The motives of the movement would have been endlessly questioned and disparaged without rebuttal; the label “Communist” would have stuck to it like glue instead of becoming a standing joke against those who applied it. The March on Washington would have received only minimal press coverage, with no pictures at all unless some could be found of participants behaving badly. Had the White Citizens’ Council been clever enough, it might have formed an innocuously named research institute to issue press releases containing copious statistics about black crime, alcoholism, drug addiction, illegitimacy, and so forth. These would have been published as news stories without mention of the group’s political connection.

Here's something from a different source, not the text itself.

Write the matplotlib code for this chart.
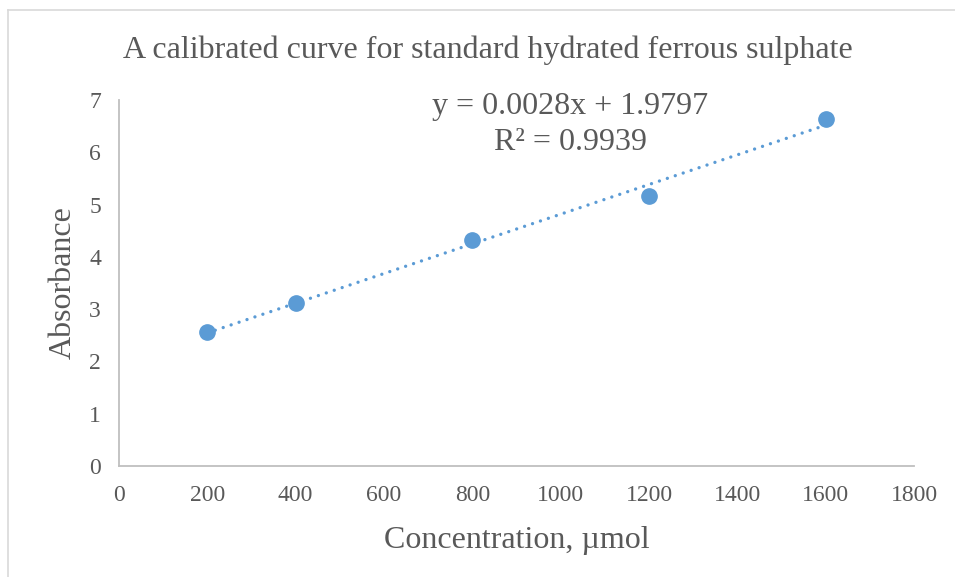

The term “civil rights” would have appeared only in quotation marks, or preceded by the phrase “so-called.” A white woman claiming to be mulatto would have formed a segregationist group called Negroes for Free Association which claimed to speak for blacks, and most NAACP activities or statements would have been “balanced” in press reports by her criticism and rejoinders. Her organization, while having a miniscule membership, would have been heavily subsidized by wealthy white supremacists, and the press would never have mentioned this, much less questioned it.

And when, after a decade or so of fruitless nonviolent action, segregation remained the norm and a few embittered blacks assassinated a few Klansmen suspected of lynching blacks, the entire movement would have been so demonized and marginalized that for the foreseeable future anyone proposing such a thing as the Civil Rights Act of 1964 would have been regarded as a dangerous and un-American extremist.